A solid step forward: New materials aim to simplify carbon capture from air
By willowt // 2026-01-02
 
  • Researchers have developed new solid materials for capturing carbon dioxide directly from ambient air.
  • These materials, including a superbase-alcohol compound and a covalent organic framework (COF), offer high capacity and selectivity for CO2.
  • A key advantage is their low regeneration temperature (60-70°C), requiring far less energy than many current methods.
  • Both materials demonstrate reusability, maintaining significant capacity over dozens to hundreds of capture-and-release cycles.
  • The advancements could address efficiency and cost hurdles that have historically limited widespread adoption of direct air capture technology.
In the ongoing scientific quest to manage atmospheric carbon dioxide, researchers are reporting progress on a persistent challenge: efficiently pulling the gas directly from the open air. Teams at the University of Helsinki and the University of California, Berkeley, have independently developed novel solid materials designed to capture CO2 more effectively and with less energy than conventional liquid-based systems. These advancements, detailed in recent peer-reviewed publications, come at a time when technological carbon removal is being increasingly discussed, even as debates continue over the urgency, scale and economic feasibility of such approaches in addressing climate concerns.

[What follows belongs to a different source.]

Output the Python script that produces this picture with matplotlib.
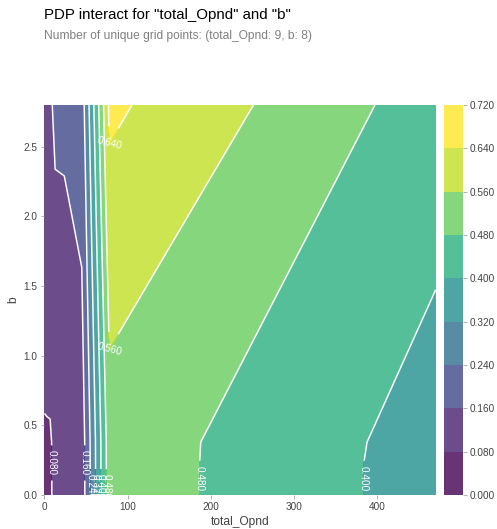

The legacy of liquid amines and the search for alternatives

For decades, the dominant method for capturing carbon dioxide, particularly from concentrated sources like power plant flue gases, has involved bubbling emissions through solutions containing liquid amines. These compounds chemically bind with CO2. However, the process is fraught with drawbacks: the corrosive solutions damage infrastructure, and liberating the pure CO2 for storage or reuse requires significant heat, often exceeding 900°C, making the process energy-intensive and costly. When applied to ambient air, where CO2 is far more dilute at just over 400 parts per million, these inefficiencies are magnified, raising questions about the net environmental benefit and scalability of such systems. The new research focuses on creating solid alternatives that avoid these pitfalls.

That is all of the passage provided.